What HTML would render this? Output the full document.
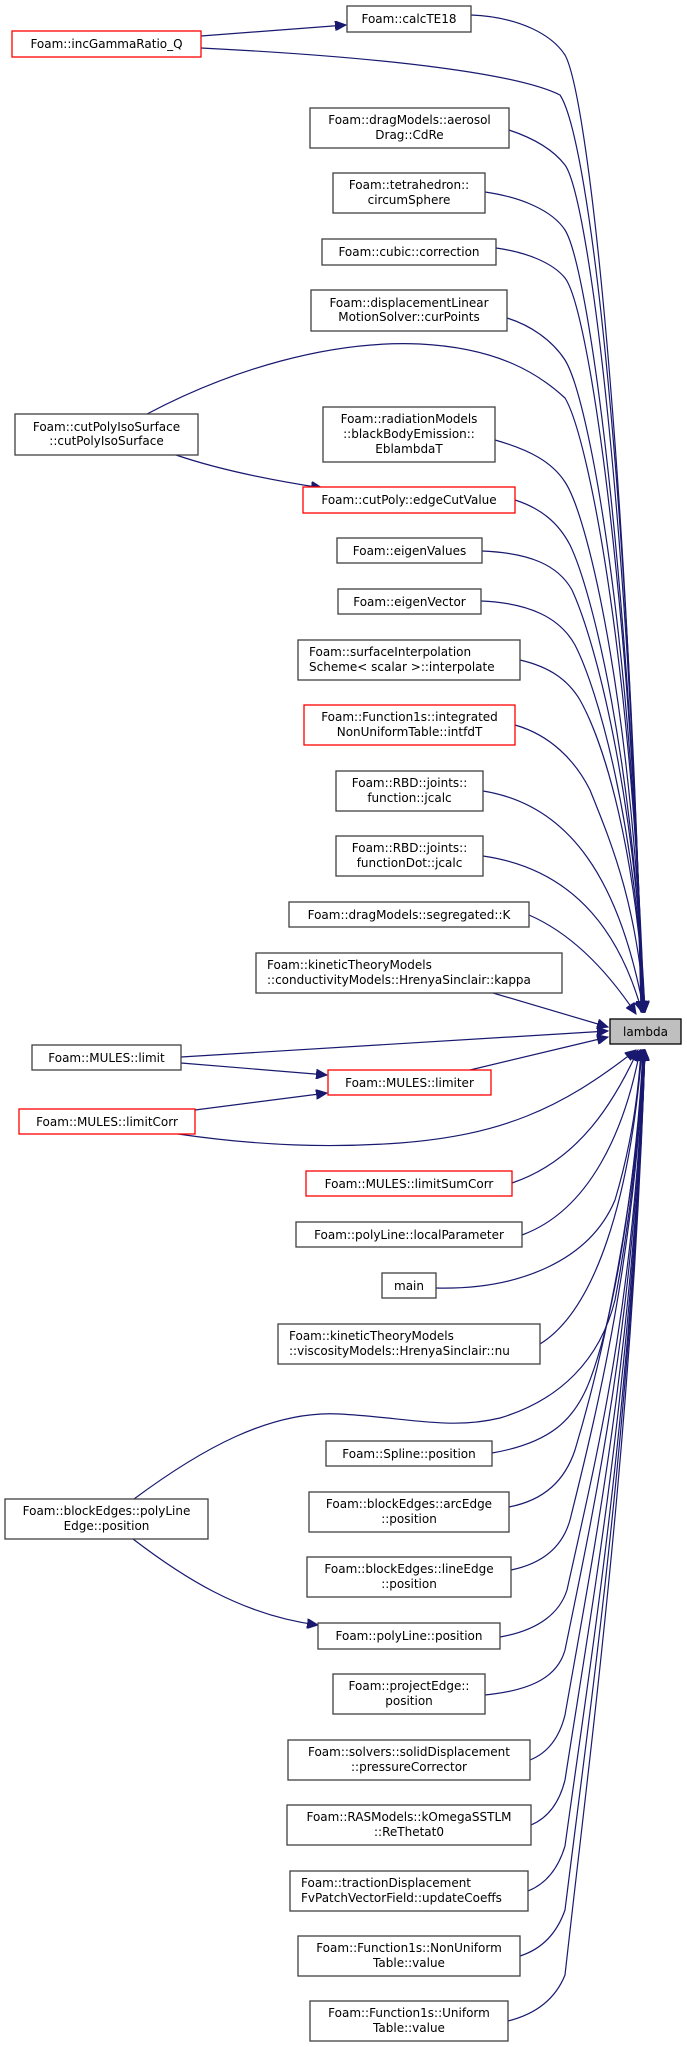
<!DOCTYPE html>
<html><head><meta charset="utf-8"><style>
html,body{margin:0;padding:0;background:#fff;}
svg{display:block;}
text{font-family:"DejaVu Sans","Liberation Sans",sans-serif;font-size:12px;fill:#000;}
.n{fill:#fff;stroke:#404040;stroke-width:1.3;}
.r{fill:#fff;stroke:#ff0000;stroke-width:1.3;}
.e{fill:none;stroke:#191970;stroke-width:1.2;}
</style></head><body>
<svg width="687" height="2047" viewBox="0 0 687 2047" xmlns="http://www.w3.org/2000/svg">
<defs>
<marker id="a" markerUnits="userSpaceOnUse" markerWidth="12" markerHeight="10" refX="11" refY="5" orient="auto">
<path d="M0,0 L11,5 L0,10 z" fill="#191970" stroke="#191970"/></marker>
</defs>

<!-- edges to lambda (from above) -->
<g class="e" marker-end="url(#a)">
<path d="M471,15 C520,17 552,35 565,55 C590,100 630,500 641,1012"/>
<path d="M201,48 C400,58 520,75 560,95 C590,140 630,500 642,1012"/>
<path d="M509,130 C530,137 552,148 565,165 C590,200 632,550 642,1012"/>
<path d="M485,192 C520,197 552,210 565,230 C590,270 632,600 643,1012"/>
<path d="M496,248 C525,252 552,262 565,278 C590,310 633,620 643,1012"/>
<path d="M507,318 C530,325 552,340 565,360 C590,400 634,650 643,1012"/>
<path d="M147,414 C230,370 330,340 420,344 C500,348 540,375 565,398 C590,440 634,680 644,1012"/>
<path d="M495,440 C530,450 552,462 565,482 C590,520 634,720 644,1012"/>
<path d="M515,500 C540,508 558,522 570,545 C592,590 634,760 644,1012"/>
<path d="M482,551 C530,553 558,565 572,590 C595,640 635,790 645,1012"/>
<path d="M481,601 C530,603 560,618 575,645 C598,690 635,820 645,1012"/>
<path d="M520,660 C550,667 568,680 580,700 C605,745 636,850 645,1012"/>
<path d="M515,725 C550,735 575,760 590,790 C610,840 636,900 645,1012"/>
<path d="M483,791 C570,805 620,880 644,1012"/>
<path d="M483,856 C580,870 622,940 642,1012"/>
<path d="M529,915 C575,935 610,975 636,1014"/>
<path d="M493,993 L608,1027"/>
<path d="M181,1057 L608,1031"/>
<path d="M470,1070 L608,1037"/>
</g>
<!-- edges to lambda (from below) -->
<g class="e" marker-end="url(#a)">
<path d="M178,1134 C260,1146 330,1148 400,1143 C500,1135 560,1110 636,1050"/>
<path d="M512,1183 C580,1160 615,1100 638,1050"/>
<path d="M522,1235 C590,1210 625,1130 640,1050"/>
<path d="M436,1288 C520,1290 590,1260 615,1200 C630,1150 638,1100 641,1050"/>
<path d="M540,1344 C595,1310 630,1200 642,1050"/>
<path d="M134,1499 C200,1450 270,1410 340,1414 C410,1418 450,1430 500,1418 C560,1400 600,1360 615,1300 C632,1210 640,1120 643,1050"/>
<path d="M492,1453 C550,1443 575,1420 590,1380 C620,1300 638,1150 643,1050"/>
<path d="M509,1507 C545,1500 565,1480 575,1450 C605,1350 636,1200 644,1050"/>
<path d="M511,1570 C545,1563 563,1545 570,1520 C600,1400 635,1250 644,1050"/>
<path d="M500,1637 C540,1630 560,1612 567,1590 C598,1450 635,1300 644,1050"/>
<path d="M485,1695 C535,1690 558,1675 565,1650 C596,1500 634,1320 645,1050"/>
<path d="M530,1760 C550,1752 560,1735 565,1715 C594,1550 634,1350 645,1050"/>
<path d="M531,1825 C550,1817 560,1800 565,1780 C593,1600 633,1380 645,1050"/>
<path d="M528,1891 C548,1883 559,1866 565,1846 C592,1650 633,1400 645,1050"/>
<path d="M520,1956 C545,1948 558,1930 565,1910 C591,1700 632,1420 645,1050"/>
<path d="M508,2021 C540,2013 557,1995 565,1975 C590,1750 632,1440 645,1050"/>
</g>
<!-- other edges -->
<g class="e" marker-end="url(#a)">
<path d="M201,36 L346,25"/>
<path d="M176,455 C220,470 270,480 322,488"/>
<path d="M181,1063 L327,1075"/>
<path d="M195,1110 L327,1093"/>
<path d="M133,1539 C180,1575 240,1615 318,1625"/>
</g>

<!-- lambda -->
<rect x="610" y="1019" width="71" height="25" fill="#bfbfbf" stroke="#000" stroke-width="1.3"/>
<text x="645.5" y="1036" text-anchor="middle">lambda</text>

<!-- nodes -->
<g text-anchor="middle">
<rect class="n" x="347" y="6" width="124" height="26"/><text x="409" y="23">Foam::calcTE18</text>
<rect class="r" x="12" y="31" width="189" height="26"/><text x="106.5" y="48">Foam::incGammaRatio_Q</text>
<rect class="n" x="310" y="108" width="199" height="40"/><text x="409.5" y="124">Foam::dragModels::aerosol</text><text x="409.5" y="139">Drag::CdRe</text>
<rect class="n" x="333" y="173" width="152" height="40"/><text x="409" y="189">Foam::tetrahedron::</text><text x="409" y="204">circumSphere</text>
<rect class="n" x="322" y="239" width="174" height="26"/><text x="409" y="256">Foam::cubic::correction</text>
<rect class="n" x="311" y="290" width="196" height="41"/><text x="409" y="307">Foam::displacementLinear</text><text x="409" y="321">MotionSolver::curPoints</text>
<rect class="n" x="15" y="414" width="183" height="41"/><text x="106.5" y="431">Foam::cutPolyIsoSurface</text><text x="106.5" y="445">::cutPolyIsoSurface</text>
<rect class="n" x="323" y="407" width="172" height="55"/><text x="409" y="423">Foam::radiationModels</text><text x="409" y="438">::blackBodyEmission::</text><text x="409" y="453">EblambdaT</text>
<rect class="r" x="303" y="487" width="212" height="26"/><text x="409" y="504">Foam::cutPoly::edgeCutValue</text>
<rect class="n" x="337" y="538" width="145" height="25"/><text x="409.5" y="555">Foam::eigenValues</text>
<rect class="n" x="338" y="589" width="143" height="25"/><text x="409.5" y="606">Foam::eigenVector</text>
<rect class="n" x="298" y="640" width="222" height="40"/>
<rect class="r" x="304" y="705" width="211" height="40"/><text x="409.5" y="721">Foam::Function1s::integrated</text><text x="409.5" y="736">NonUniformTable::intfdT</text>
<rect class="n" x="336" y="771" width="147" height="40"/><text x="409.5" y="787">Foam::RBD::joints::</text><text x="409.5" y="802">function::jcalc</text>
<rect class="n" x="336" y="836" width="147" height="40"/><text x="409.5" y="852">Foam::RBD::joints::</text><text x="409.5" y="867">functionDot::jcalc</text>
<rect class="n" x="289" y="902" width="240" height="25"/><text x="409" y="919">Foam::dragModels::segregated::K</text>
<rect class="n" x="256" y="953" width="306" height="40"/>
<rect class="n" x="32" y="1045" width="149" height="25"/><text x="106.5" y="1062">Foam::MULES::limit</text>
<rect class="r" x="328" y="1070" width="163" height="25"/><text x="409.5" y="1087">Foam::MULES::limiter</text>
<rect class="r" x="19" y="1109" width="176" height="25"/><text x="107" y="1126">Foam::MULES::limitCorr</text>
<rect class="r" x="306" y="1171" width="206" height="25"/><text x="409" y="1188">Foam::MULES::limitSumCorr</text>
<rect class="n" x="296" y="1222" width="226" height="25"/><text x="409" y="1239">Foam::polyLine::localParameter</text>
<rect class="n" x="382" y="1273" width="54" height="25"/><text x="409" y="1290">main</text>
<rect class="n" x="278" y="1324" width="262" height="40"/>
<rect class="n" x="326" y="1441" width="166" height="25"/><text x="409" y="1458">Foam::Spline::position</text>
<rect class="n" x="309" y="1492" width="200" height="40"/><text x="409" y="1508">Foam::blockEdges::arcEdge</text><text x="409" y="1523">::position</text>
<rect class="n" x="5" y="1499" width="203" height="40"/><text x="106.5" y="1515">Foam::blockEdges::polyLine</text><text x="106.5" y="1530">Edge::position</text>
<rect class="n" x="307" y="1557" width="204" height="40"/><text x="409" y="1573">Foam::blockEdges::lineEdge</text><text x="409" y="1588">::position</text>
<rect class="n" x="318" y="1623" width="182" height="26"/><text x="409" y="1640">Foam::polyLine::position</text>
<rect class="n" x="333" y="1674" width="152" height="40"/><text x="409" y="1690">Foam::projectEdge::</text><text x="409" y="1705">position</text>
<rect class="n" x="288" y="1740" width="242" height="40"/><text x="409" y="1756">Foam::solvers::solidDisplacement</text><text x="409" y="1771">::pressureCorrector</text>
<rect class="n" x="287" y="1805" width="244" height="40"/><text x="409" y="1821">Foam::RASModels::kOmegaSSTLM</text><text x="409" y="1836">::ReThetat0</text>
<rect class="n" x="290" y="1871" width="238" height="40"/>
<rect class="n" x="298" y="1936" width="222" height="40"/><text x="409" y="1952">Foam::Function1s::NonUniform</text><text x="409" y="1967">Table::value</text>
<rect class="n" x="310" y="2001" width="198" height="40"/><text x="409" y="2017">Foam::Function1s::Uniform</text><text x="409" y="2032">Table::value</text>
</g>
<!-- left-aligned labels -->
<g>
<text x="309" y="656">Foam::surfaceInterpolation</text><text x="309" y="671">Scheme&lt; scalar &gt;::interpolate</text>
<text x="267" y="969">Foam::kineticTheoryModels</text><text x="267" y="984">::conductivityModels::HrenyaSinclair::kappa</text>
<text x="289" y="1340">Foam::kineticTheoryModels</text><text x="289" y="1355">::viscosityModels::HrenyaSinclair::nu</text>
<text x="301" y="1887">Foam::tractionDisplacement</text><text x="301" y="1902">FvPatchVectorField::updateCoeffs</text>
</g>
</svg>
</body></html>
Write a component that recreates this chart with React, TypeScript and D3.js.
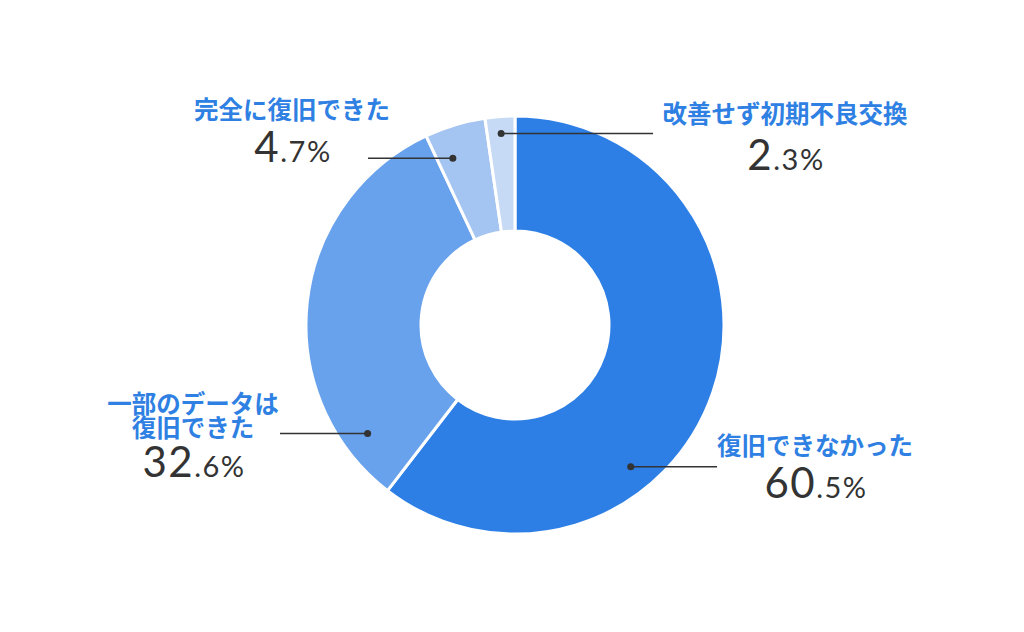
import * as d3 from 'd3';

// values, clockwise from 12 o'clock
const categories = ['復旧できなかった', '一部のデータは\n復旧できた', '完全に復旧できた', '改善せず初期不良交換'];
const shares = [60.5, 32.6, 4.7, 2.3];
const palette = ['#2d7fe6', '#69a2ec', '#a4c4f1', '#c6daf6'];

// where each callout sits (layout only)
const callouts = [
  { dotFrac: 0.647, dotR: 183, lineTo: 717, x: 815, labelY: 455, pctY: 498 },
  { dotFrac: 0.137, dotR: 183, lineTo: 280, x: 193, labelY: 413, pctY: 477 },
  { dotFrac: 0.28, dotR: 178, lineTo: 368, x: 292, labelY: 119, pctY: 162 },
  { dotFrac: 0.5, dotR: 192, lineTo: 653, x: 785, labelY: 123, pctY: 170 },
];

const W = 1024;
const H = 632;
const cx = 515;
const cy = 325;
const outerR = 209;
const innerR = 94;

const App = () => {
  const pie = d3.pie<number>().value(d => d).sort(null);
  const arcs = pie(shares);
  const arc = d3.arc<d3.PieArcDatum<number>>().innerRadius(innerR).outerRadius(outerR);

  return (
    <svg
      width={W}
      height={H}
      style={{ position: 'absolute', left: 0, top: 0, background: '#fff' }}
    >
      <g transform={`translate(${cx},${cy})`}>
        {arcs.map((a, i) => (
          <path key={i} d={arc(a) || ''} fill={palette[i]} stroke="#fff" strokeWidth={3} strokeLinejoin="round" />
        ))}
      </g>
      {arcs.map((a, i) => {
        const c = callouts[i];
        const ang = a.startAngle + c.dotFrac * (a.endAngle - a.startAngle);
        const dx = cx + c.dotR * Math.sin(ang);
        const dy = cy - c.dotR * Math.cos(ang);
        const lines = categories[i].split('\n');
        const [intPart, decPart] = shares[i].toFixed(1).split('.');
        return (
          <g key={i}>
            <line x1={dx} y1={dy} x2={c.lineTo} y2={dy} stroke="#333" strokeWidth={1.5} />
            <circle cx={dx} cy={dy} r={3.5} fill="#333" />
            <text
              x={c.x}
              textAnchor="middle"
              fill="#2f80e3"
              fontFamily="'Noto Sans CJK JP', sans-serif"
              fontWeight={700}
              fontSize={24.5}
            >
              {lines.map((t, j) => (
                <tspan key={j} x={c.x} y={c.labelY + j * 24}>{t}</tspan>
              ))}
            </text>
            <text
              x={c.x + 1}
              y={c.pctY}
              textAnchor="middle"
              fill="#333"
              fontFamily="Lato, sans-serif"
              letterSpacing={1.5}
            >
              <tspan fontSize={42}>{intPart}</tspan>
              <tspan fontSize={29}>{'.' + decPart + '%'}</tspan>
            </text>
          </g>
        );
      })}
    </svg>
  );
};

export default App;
- - - -
→ **Exercise task**: Check each line of the entries above, and show every one holding the word "this".

→ **The answer**:
What HTML would render this? Output the full document.
Write a component that recreates this chart with React, TypeScript and D3.js.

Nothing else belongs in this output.